There's simply no way to improve upon the headline for Ryan Singel's post in Wired this week: "Wireless Oligopoly Is Smother of Invention."

So instead, I’ll amplify it. In his piece, Singel compares the wireless industry — unfavorably — to television and wireline Internet service providers. His basic point is this: Neither of those industries could get away with the consumer abuses perpetrated by mobile carriers (though they certainly have their fair share of other abuses). So why do we allow the wireless industry to kill innovation and hurt consumers? He writes:

Imagine if the wireless carriers controlled your wired broadband connection or your television set. You’d have to buy your television from your cable company, with a two-year contract, and when that ended, you’d have to ask them to unlock it so you could take it to another provider.

If the wireless company ran your ISP, you’d have to use a computer they approved, and if you wanted to use a different one, you’d pay more. Want Wi-Fi in your house? That’ll be an extra $30 a month and $150 to buy an approved but functionally limited Wi-Fi device.

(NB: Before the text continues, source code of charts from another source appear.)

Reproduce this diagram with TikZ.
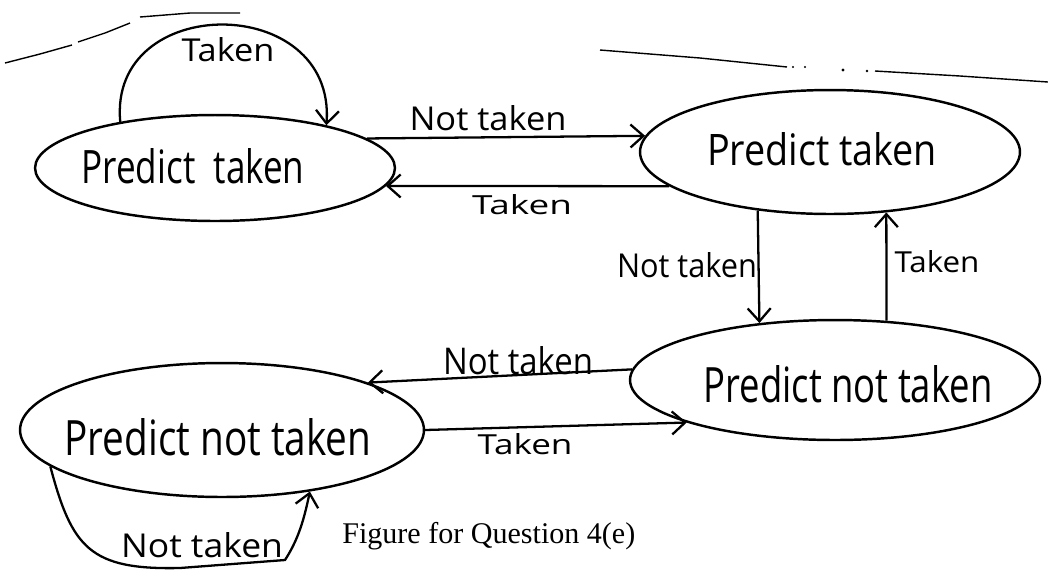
\documentclass[tikz,border=0pt]{standalone}
\usepackage{fontspec}
\setmainfont{Open Sans}
\newfontfamily\capfont{Liberation Serif}
\usetikzlibrary{shapes.geometric,arrows.meta}
\newcommand\hw[3]{\resizebox{#1}{#2}{#3}}
\begin{document}
\begin{tikzpicture}[x=0.02cm,y=-0.02cm,
  state/.style={draw,ellipse,line width=1.4pt,inner sep=0pt},
  conn/.style={line width=1.3pt,-{Straight Barb[length=2.6mm,width=4.6mm,line width=1.3pt]}},
  lbl/.style={inner sep=0pt},
  stray/.style={line width=0.8pt}]
\useasboundingbox (0,0) rectangle (1048,576);
% scan artefacts
\draw[stray] (5,63) -- (40,54) -- (72,45);
\draw[stray] (78,42) -- (105,33) -- (130,23);
\draw[stray] (140,17) -- (190,13) -- (240,13);
\draw[stray] (600,50) -- (700,58) -- (787,67);
\draw[stray] (875,71) -- (960,76) -- (1048,82);
\fill (793,67) circle (1.2) (805,67) circle (1.2) (843,70) circle (1.6) (867,71) circle (1.4);
% states
\node[state,minimum width=7.2cm,minimum height=2.12cm] (e1) at (215,168) {};
\node[lbl] (t1) at (193,166) {\hw{4.46cm}{0.7cm}{Predict\ \ taken}};
\node[state,minimum width=7.6cm,minimum height=2.48cm] (e2) at (830,152) {};
\node[lbl] (t2) at (822,149) {\hw{4.6cm}{0.66cm}{Predict taken}};
\node[state,minimum width=8.2cm,minimum height=2.4cm] (e3) at (835,380) {};
\node[lbl] (t3) at (848,384) {\hw{5.78cm}{0.74cm}{Predict not taken}};
\node[state,minimum width=8.08cm,minimum height=2.68cm] (e4) at (222,430) {};
\node[lbl] (t4) at (218,437) {\hw{6.14cm}{0.74cm}{Predict not taken}};
% connectors
\draw[conn] (e1.154) .. controls (108,-8) and (336,-8) .. (e1.21.7);
\draw[conn] (e1.11.43) -- (e2.175.7);
\draw[conn] (e2.192.6) -- (e1.-6.45);
\draw[conn] (e2.219.45) -- (e3.143.35);
\draw[conn] (e3.49.3) -- (e2.-47.2);
\draw[conn] (e3.177.2) -- (e4.18.07);
\draw[conn] (e4.0) -- (e3.196.05);
\draw[conn] (e4.192.7) .. controls (72,548) and (90,570) .. (180,568)
   -- (285,560) .. controls (298,540) and (304,520) .. (e4.-35.6);
% labels
\node[lbl] (l1) at (228,50) {\hw{1.86cm}{0.48cm}{Taken}};
\node[lbl] (l2) at (488,118) {\hw{3.14cm}{0.5cm}{Not taken}};
\node[lbl] (l3) at (522,205) {\hw{2.0cm}{0.4cm}{Taken}};
\node[lbl] (l4) at (687,265) {\hw{2.8cm}{0.5cm}{Not taken}};
\node[lbl] (l5) at (937,262) {\hw{1.7cm}{0.44cm}{Taken}};
\node[lbl] (l6) at (518,361) {\hw{3.0cm}{0.56cm}{Not taken}};
\node[lbl] (l7) at (525,444) {\hw{1.9cm}{0.42cm}{Taken}};
\node[lbl] (l8) at (202,545) {\hw{3.24cm}{0.5cm}{Not taken}};
\node[lbl,anchor=base west] (cap) at (342,543) {\resizebox{5.86cm}{!}{\capfont Figure for Question 4(e)}};
\end{tikzpicture}
\end{document}
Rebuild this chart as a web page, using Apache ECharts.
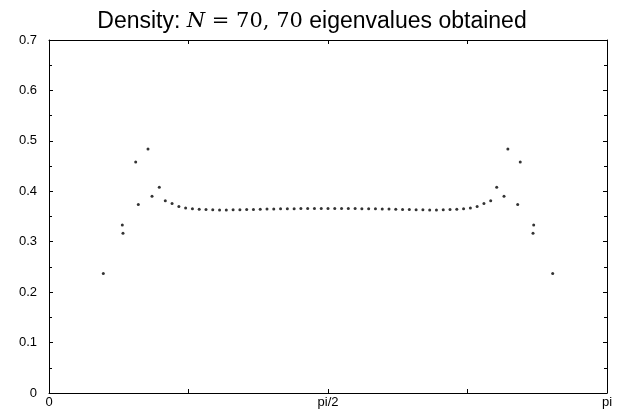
<!DOCTYPE html>
<html>
<head>
<meta charset="utf-8">
<script src="https://cdn.jsdelivr.net/npm/echarts@6/dist/echarts.min.js"></script>
<style>
  html, body { margin: 0; padding: 0; background: #fff; }
  #chart { width: 624px; height: 415px; }
</style>
</head>
<body>
<div id="chart"></div>
<script>
// eigenvalue positions (radians) and local density
const xs = [
  0.3057, 0.4127, 0.4166, 0.4881, 0.5028, 0.5574, 0.5799, 0.6210,
  0.6548, 0.6930, 0.7311, 0.7693, 0.8075, 0.8457, 0.8838, 0.9220,
  0.9602, 0.9983, 1.0365, 1.0747, 1.1129, 1.1510, 1.1892, 1.2274,
  1.2655, 1.3037, 1.3419, 1.3801, 1.4182, 1.4564, 1.4946, 1.5327,
  1.5708,
  1.6089, 1.6470, 1.6852, 1.7234, 1.7615, 1.7997, 1.8379, 1.8761,
  1.9142, 1.9524, 1.9906, 2.0287, 2.0669, 2.1051, 2.1433, 2.1814,
  2.2196, 2.2578, 2.2959, 2.3341, 2.3723, 2.4105, 2.4486, 2.4868,
  2.5206, 2.5617, 2.5834, 2.6388, 2.6531, 2.7250, 2.7289, 2.8359
]
const density = [
  0.237, 0.333, 0.317, 0.458, 0.374, 0.484, 0.390, 0.408,
  0.381, 0.376, 0.370, 0.367, 0.3655, 0.3645, 0.3637, 0.3632,
  0.3630, 0.3630, 0.3632, 0.3635, 0.3638, 0.3641, 0.3644, 0.3647,
  0.3650, 0.3652, 0.3654, 0.3656, 0.3657, 0.3658, 0.3659, 0.3660,
  0.3660,
  0.3660, 0.3659, 0.3658, 0.3657, 0.3656, 0.3654, 0.3652, 0.3650,
  0.3647, 0.3644, 0.3641, 0.3638, 0.3635, 0.3632, 0.3630, 0.3630,
  0.3632, 0.3637, 0.3645, 0.3655, 0.367, 0.370, 0.376, 0.381,
  0.408, 0.390, 0.484, 0.374, 0.458, 0.317, 0.333, 0.237
]
const xTickNames = ['0', '', 'pi/2', '', 'pi']

const chart = echarts.init(document.getElementById('chart'))

const axisFont = { fontFamily: 'Liberation Sans', fontSize: 13, color: '#000' }
const line = { show: true, onZero: false, lineStyle: { color: '#000', width: 1 } }
const tick = { inside: true, length: 4, lineStyle: { color: '#000' } }
const minor = { show: true, splitNumber: 2, length: 3, lineStyle: { color: '#000' } }

chart.setOption({
  animation: false,
  title: {
    text: '{a|Density: }{m|N}{s| = 70, 70}{a| eigenvalues obtained}',
    left: 'center',
    top: 5,
    textStyle: {
      rich: {
        a: { fontFamily: 'Liberation Sans', fontSize: 23, fontWeight: 'normal', color: '#000' },
        m: { fontFamily: 'DejaVu Serif', fontStyle: 'italic', fontSize: 21, fontWeight: 'normal', color: '#000' },
        s: { fontFamily: 'DejaVu Serif', fontSize: 21, fontWeight: 'normal', color: '#000' }
      }
    }
  },
  grid: { left: 49, right: 17, top: 40, bottom: 22 },
  xAxis: [{
    type: 'value',
    position: 'bottom',
    min: 0,
    max: Math.PI,
    interval: Math.PI / 4,
    axisLine: line,
    axisTick: tick,
    splitLine: { show: false },
    axisLabel: {
      ...axisFont,
      margin: 3,
      showMinLabel: true,
      showMaxLabel: true,
      formatter: v => xTickNames[Math.round(v / (Math.PI / 4))] || ''
    }
  }, {
    type: 'value',
    position: 'top',
    min: 0,
    max: Math.PI,
    interval: Math.PI / 4,
    axisLine: line,
    axisTick: tick,
    splitLine: { show: false },
    axisLabel: { show: false }
  }],
  yAxis: [{
    type: 'value',
    position: 'left',
    min: 0,
    max: 0.7,
    interval: 0.1,
    axisLine: line,
    axisTick: tick,
    minorTick: minor,
    splitLine: { show: false },
    axisLabel: { ...axisFont, margin: 12 }
  }, {
    type: 'value',
    position: 'right',
    min: 0,
    max: 0.7,
    interval: 0.1,
    axisLine: line,
    axisTick: tick,
    minorTick: minor,
    splitLine: { show: false },
    axisLabel: { show: false }
  }],
  series: [{
    type: 'scatter',
    symbol: 'circle',
    symbolSize: 3,
    itemStyle: { color: '#000' },
    data: xs.map((x, i) => [x, density[i]])
  }]
})
</script>
</body>
</html>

The truth is, until more people — and lawmakers — understand control over mobile devices and the platforms on which they run as a political issue, the wireless industry is not going to change its ways.

Here’s what I mean by "political." Mobile networks and devices are becoming central components of the new media infrastructure. Our consumption and production of information, political engagement and participation in culture depend on access to affordable broadband data connections — including mobile data accessed via smartphones and tablets. But carriers want to constrain the future of democratic media in the name of profit maximization by monopolizing the distribution of phones, restricting data use, and turning us into passive consumers instead of engaged citizens.

Just look at AT&T's new tiered price gouge pricing model for data plans. In the short term, these plans — which cap data usage at 200 MB or 2 GB per month, depending on the price you choose — seem reasonable. But they're not constructed for the long haul. As we stream and download more and more video on our phones (as the more than 600,000 people who pre-ordered iPhones this week surely will), these data caps will seem puny, and punitive. Rather than build out its network, AT&T prefers to follow the tried-and-true method of restricting its customers' behavior and stifling innovation.

These companies act as if they own the wireless spectrum their data runs on. But they don't; it's ours. The spectrum is public property that carriers (and radio operators) lease from the government. As Singel suggests, it's time that we stood up to the carriers and demand they open up their networks (and their phones).

We can't unlock the true potential of mobile media until the carriers get out of the way. And they won't get out of the way without a fight. Free your phone.